*Task prompt:* Leave the pictures out. Return all other data exactly.

*Source data:*

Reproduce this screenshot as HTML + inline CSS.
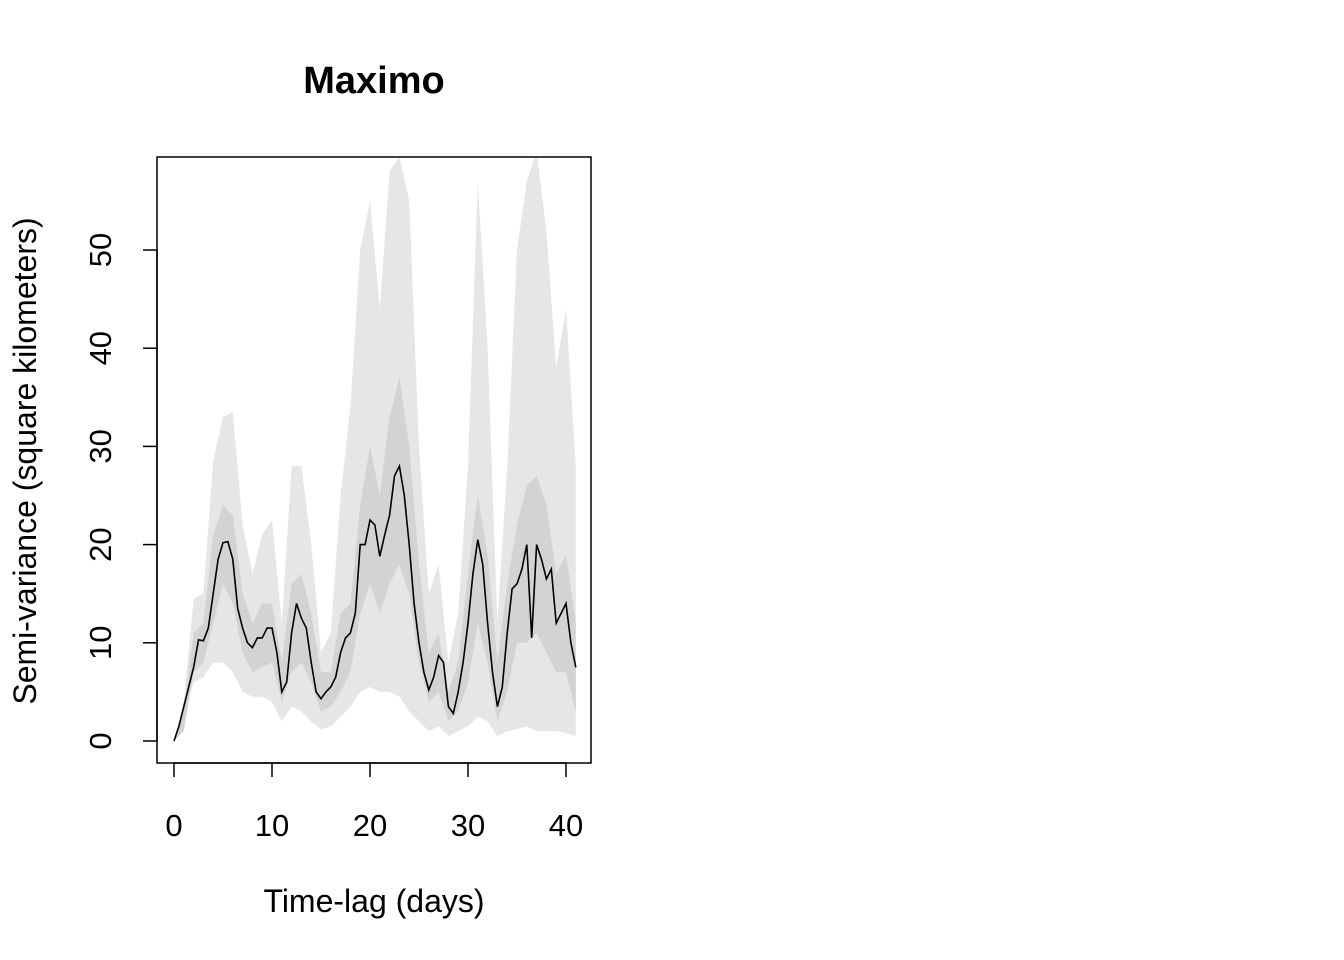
<!DOCTYPE html>
<html><head><meta charset="utf-8"><style>body{margin:0;background:#fff}svg{display:block}text{font-family:"Liberation Sans",Arial,sans-serif}</style></head>
<body>
<svg id="chart" width="1344" height="960">
<text x="374" y="93" text-anchor="middle" font-size="38" font-weight="bold">Maximo</text>
<text x="374" y="912" text-anchor="middle" font-size="32">Time-lag (days)</text>
<text transform="translate(36,461) rotate(-90)" text-anchor="middle" font-size="32">Semi-variance (square kilometers)</text>
<defs><clipPath id="pc"><rect x="157" y="157" width="434" height="606"/></clipPath></defs>
<g id="bands" clip-path="url(#pc)"></g>
<g id="axes"></g>
<rect x="157" y="157" width="434" height="606" fill="none" stroke="#000" stroke-width="1.5"/>
</svg>
<script>
const bandDays=[0,1,2,3,4,5,6,7,8,9,10,11,12,13,14,15,16,17,18,19,20,21,22,23,24,25,26,27,28,29,30,31,32,33,34,35,36,37,38,39,40,41];
const outerHi=[0,4,14.5,15,28.5,33,33.5,22,17,21,22.5,12,28,28,20,9,11,25,34,50,55,44,58,59.5,55,30,15,18,8,13,28,57,40,12,28,50,57,60,52,38,44,28];
const outerLo=[0,2.5,6,6.5,8,8,7,5,4.5,4.5,4,2,3.5,3,2,1.2,1.5,2.5,3.5,5,5.5,5,5,4.5,3,2,1,1.5,0.5,1,1.5,2.5,2,0.5,1,1.2,1.5,1,1,1,0.8,0.5];
const innerHi=[0,3,11,12,21,24,23,15,12,14,14,8,16,17,13,7,7,13,14,24,30,25,33,37,30,18,9,11,5,8,17,25,19,8,16,22,26,27,24,17,19,12];
const innerLo=[0,1,7,8,12,16,14,9,7,7.5,8,4,7,8,6,3,3.5,5,7,13,16,13,16,18,15,8,4,5,2,3,6,12,8,2,5,10,10,11,9,7,7,3];
const lineDays=[0,0.5,1,1.5,2,2.5,3,3.5,4,4.5,5,5.5,6,6.5,7,7.5,8,8.5,9,9.5,10,10.5,11,11.5,12,12.5,13,13.5,14,14.5,15,15.5,16,16.5,17,17.5,18,18.5,19,19.5,20,20.5,21,21.5,22,22.5,23,23.5,24,24.5,25,25.5,26,26.5,27,27.5,28,28.5,29,29.5,30,30.5,31,31.5,32,32.5,33,33.5,34,34.5,35,35.5,36,36.5,37,37.5,38,38.5,39,39.5,40,40.5,41];
const lineVals=[0,1.5,3.5,5.5,7.5,10.3,10.2,11.5,15,18.5,20.2,20.3,18.5,13.5,11.5,10,9.5,10.5,10.5,11.5,11.5,9,5,6,11,14,12.5,11.5,8,5,4.3,5,5.5,6.5,9,10.5,11,13,20,20,22.5,22,18.8,21,23,27,28,25,20,14,10,7,5.2,6.5,8.7,8,3.5,2.8,5,8,12,17,20.5,18,12,7,3.5,5.5,11,15.5,16,17.5,20,10.5,20,18.5,16.5,17.5,12,13,14,10,7.5];
const xTicks=[0,10,20,30,40];
const yTicks=[0,10,20,30,40,50];
const NS="http://www.w3.org/2000/svg";
const sx=d=>174+d*9.8, sy=v=>741-v*9.82;
function band(hi,lo,fill,name){
  let pts=bandDays.map((d,i)=>sx(d)+","+sy(hi[i]));
  for(let i=bandDays.length-1;i>=0;i--)pts.push(sx(bandDays[i])+","+sy(lo[i]));
  const p=document.createElementNS(NS,"polygon");
  p.setAttribute("points",pts.join(" "));p.setAttribute("fill",fill);
  
  
  document.getElementById("bands").appendChild(p);
}
band(outerHi,outerLo,"#e6e6e6","outer-confidence-band");
band(innerHi,innerLo,"#d3d3d3","inner-confidence-band");
const ln=document.createElementNS(NS,"polyline");
ln.setAttribute("points",lineDays.map((d,i)=>sx(d)+","+sy(lineVals[i])).join(" "));
ln.setAttribute("fill","none");ln.setAttribute("stroke","#000");ln.setAttribute("stroke-width","1.6");


document.getElementById("bands").appendChild(ln);
const ax=document.getElementById("axes");
function mk(tag,attrs,txt){const e=document.createElementNS(NS,tag);for(const k in attrs)e.setAttribute(k,attrs[k]);if(txt!==undefined)e.textContent=txt;ax.appendChild(e);return e;}
const xl=mk("line",{x1:sx(0),x2:sx(40),y1:763,y2:763,stroke:"#000","stroke-width":1.5});


xTicks.forEach(t=>{
  const tk=mk("line",{x1:sx(t),x2:sx(t),y1:763,y2:777,stroke:"#000","stroke-width":1.5});
  
  
  const lb=mk("text",{x:sx(t),y:836,"text-anchor":"middle","font-size":31},t);
  
  
});
const yl=mk("line",{x1:157,x2:157,y1:sy(0),y2:sy(50),stroke:"#000","stroke-width":1.5});


yTicks.forEach(t=>{
  const tk=mk("line",{x1:143,x2:157,y1:sy(t),y2:sy(t),stroke:"#000","stroke-width":1.5});
  
  
  const lb=mk("text",{transform:`translate(111,${sy(t)}) rotate(-90)`,"text-anchor":"middle","font-size":31},t);
  
  
});
</script>
</body></html>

*Written response:*
Reproduce this screenshot as HTML + inline CSS.
<!DOCTYPE html>
<html><head><meta charset="utf-8"><style>body{margin:0;background:#fff}svg{display:block}text{font-family:"Liberation Sans",Arial,sans-serif}</style></head>
<body>
<svg id="chart" width="1344" height="960">
<text x="374" y="93" text-anchor="middle" font-size="38" font-weight="bold">Maximo</text>
<text x="374" y="912" text-anchor="middle" font-size="32">Time-lag (days)</text>
<text transform="translate(36,461) rotate(-90)" text-anchor="middle" font-size="32">Semi-variance (square kilometers)</text>
<defs><clipPath id="pc"><rect x="157" y="157" width="434" height="606"/></clipPath></defs>
<g id="bands" clip-path="url(#pc)"></g>
<g id="axes"></g>
<rect x="157" y="157" width="434" height="606" fill="none" stroke="#000" stroke-width="1.5"/>
</svg>
<script>
const bandDays=[0,1,2,3,4,5,6,7,8,9,10,11,12,13,14,15,16,17,18,19,20,21,22,23,24,25,26,27,28,29,30,31,32,33,34,35,36,37,38,39,40,41];
const outerHi=[0,4,14.5,15,28.5,33,33.5,22,17,21,22.5,12,28,28,20,9,11,25,34,50,55,44,58,59.5,55,30,15,18,8,13,28,57,40,12,28,50,57,60,52,38,44,28];
const outerLo=[0,2.5,6,6.5,8,8,7,5,4.5,4.5,4,2,3.5,3,2,1.2,1.5,2.5,3.5,5,5.5,5,5,4.5,3,2,1,1.5,0.5,1,1.5,2.5,2,0.5,1,1.2,1.5,1,1,1,0.8,0.5];
const innerHi=[0,3,11,12,21,24,23,15,12,14,14,8,16,17,13,7,7,13,14,24,30,25,33,37,30,18,9,11,5,8,17,25,19,8,16,22,26,27,24,17,19,12];
const innerLo=[0,1,7,8,12,16,14,9,7,7.5,8,4,7,8,6,3,3.5,5,7,13,16,13,16,18,15,8,4,5,2,3,6,12,8,2,5,10,10,11,9,7,7,3];
const lineDays=[0,0.5,1,1.5,2,2.5,3,3.5,4,4.5,5,5.5,6,6.5,7,7.5,8,8.5,9,9.5,10,10.5,11,11.5,12,12.5,13,13.5,14,14.5,15,15.5,16,16.5,17,17.5,18,18.5,19,19.5,20,20.5,21,21.5,22,22.5,23,23.5,24,24.5,25,25.5,26,26.5,27,27.5,28,28.5,29,29.5,30,30.5,31,31.5,32,32.5,33,33.5,34,34.5,35,35.5,36,36.5,37,37.5,38,38.5,39,39.5,40,40.5,41];
const lineVals=[0,1.5,3.5,5.5,7.5,10.3,10.2,11.5,15,18.5,20.2,20.3,18.5,13.5,11.5,10,9.5,10.5,10.5,11.5,11.5,9,5,6,11,14,12.5,11.5,8,5,4.3,5,5.5,6.5,9,10.5,11,13,20,20,22.5,22,18.8,21,23,27,28,25,20,14,10,7,5.2,6.5,8.7,8,3.5,2.8,5,8,12,17,20.5,18,12,7,3.5,5.5,11,15.5,16,17.5,20,10.5,20,18.5,16.5,17.5,12,13,14,10,7.5];
const xTicks=[0,10,20,30,40];
const yTicks=[0,10,20,30,40,50];
const NS="http://www.w3.org/2000/svg";
const sx=d=>174+d*9.8, sy=v=>741-v*9.82;
function band(hi,lo,fill,name){
  let pts=bandDays.map((d,i)=>sx(d)+","+sy(hi[i]));
  for(let i=bandDays.length-1;i>=0;i--)pts.push(sx(bandDays[i])+","+sy(lo[i]));
  const p=document.createElementNS(NS,"polygon");
  p.setAttribute("points",pts.join(" "));p.setAttribute("fill",fill);
  
  
  document.getElementById("bands").appendChild(p);
}
band(outerHi,outerLo,"#e6e6e6","outer-confidence-band");
band(innerHi,innerLo,"#d3d3d3","inner-confidence-band");
const ln=document.createElementNS(NS,"polyline");
ln.setAttribute("points",lineDays.map((d,i)=>sx(d)+","+sy(lineVals[i])).join(" "));
ln.setAttribute("fill","none");ln.setAttribute("stroke","#000");ln.setAttribute("stroke-width","1.6");


document.getElementById("bands").appendChild(ln);
const ax=document.getElementById("axes");
function mk(tag,attrs,txt){const e=document.createElementNS(NS,tag);for(const k in attrs)e.setAttribute(k,attrs[k]);if(txt!==undefined)e.textContent=txt;ax.appendChild(e);return e;}
const xl=mk("line",{x1:sx(0),x2:sx(40),y1:763,y2:763,stroke:"#000","stroke-width":1.5});


xTicks.forEach(t=>{
  const tk=mk("line",{x1:sx(t),x2:sx(t),y1:763,y2:777,stroke:"#000","stroke-width":1.5});
  
  
  const lb=mk("text",{x:sx(t),y:836,"text-anchor":"middle","font-size":31},t);
  
  
});
const yl=mk("line",{x1:157,x2:157,y1:sy(0),y2:sy(50),stroke:"#000","stroke-width":1.5});


yTicks.forEach(t=>{
  const tk=mk("line",{x1:143,x2:157,y1:sy(t),y2:sy(t),stroke:"#000","stroke-width":1.5});
  
  
  const lb=mk("text",{transform:`translate(111,${sy(t)}) rotate(-90)`,"text-anchor":"middle","font-size":31},t);
  
  
});
</script>
</body></html>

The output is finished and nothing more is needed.